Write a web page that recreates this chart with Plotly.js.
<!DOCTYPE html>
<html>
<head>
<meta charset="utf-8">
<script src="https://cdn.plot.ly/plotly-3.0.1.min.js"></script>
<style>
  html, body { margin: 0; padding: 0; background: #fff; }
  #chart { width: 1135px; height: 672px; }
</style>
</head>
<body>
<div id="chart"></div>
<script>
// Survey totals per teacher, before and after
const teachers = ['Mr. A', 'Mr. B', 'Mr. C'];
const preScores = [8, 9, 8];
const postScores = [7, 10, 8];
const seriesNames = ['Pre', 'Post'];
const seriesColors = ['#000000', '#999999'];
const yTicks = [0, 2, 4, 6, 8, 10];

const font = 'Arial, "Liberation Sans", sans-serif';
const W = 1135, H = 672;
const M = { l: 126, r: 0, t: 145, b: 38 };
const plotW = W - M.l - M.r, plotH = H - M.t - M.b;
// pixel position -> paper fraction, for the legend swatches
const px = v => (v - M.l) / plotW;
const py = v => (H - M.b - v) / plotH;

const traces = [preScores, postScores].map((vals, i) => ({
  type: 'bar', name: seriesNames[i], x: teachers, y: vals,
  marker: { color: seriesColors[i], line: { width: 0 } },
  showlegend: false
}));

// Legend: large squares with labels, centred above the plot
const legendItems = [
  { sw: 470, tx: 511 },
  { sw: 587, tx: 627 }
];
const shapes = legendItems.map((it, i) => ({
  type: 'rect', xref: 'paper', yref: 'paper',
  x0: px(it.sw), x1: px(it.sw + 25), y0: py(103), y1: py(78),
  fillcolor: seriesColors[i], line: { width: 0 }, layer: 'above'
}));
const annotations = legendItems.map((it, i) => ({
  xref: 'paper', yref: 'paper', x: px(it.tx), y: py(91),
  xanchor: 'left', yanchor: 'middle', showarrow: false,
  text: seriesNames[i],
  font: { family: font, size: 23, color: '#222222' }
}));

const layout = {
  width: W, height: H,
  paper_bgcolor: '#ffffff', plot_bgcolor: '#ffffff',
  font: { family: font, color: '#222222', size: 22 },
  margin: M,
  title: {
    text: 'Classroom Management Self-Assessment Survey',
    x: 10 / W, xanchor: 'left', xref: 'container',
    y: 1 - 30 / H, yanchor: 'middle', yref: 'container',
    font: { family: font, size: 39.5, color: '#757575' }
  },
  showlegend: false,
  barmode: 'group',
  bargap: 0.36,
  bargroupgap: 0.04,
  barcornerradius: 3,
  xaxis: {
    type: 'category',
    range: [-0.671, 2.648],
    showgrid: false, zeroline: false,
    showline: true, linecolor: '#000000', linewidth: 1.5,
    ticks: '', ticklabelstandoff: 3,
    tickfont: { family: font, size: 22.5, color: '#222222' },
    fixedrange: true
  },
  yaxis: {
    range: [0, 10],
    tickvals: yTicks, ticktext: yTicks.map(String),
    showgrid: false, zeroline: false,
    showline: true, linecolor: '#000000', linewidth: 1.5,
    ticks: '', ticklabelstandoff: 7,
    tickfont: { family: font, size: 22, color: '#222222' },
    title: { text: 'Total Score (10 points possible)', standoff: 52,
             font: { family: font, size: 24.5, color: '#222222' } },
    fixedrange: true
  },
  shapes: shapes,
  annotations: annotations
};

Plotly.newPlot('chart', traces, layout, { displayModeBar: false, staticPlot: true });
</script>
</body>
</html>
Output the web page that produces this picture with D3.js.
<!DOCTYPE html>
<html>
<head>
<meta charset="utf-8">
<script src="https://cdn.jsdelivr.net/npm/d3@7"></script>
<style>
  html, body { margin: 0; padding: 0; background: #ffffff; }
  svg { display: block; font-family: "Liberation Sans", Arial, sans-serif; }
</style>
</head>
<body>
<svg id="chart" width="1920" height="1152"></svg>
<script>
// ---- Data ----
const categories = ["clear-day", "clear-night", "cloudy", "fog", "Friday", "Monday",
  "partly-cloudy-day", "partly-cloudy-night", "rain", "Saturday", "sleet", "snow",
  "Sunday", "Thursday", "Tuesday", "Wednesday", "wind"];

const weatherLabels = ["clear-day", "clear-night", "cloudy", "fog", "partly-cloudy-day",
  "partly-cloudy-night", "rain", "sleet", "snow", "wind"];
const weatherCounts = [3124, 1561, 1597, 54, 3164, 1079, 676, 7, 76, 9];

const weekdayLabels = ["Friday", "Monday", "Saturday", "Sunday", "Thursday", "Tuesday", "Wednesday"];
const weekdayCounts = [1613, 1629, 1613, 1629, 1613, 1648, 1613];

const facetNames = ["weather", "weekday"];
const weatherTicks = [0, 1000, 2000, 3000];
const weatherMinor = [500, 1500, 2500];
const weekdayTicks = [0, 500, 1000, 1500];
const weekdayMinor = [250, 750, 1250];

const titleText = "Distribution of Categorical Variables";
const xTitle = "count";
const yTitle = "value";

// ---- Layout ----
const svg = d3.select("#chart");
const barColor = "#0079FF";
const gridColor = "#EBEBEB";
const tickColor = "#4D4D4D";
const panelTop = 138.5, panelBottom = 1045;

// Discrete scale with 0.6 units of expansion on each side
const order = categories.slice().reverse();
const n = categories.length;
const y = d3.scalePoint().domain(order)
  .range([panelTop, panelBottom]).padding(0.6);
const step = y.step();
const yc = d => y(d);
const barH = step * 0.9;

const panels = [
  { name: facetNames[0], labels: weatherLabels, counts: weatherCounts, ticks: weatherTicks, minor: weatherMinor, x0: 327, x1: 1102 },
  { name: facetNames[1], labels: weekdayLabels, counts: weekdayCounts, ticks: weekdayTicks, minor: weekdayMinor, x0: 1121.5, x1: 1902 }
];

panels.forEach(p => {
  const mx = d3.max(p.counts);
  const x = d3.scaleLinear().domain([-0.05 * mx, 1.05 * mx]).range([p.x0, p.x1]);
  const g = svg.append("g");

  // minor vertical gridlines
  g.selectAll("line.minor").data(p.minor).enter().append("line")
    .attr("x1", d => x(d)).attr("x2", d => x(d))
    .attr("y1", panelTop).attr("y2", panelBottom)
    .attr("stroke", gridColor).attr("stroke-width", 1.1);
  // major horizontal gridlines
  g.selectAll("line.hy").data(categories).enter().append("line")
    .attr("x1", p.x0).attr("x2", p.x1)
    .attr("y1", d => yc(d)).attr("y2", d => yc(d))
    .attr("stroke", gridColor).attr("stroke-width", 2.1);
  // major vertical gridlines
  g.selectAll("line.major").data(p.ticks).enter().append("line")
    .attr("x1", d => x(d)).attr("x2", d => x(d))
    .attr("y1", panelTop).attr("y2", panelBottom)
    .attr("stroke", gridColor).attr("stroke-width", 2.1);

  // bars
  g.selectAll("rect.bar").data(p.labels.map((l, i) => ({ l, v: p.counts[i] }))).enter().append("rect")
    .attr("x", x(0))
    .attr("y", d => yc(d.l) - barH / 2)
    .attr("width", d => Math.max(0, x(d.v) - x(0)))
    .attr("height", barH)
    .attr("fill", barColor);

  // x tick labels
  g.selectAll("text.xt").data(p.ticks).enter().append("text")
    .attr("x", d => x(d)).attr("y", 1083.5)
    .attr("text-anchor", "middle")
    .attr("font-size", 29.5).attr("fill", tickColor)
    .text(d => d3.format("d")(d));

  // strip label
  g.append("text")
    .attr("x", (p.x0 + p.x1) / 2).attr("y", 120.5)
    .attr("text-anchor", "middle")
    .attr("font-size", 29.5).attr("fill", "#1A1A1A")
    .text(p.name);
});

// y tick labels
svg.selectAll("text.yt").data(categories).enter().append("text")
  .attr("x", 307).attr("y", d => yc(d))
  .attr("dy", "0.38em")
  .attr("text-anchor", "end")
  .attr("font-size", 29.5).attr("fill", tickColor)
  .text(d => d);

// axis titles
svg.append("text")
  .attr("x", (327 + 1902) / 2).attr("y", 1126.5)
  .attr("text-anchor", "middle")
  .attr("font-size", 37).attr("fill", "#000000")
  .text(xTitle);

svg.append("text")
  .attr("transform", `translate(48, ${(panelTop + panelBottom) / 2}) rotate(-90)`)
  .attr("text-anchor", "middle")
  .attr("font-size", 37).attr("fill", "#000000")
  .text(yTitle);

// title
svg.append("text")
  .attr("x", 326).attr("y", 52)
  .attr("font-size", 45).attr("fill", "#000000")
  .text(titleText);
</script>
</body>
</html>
______________________________
TASK STATEMENT — Quote exactly the stretch of lines above that starts at the first one and ends at the line with "const yTicks = [0, 2, 4, 6, 8, 10];", and nothing beyond it.

TASK SOLUTION —
Write a web page that recreates this chart with Plotly.js.
<!DOCTYPE html>
<html>
<head>
<meta charset="utf-8">
<script src="https://cdn.plot.ly/plotly-3.0.1.min.js"></script>
<style>
  html, body { margin: 0; padding: 0; background: #fff; }
  #chart { width: 1135px; height: 672px; }
</style>
</head>
<body>
<div id="chart"></div>
<script>
// Survey totals per teacher, before and after
const teachers = ['Mr. A', 'Mr. B', 'Mr. C'];
const preScores = [8, 9, 8];
const postScores = [7, 10, 8];
const seriesNames = ['Pre', 'Post'];
const seriesColors = ['#000000', '#999999'];
const yTicks = [0, 2, 4, 6, 8, 10];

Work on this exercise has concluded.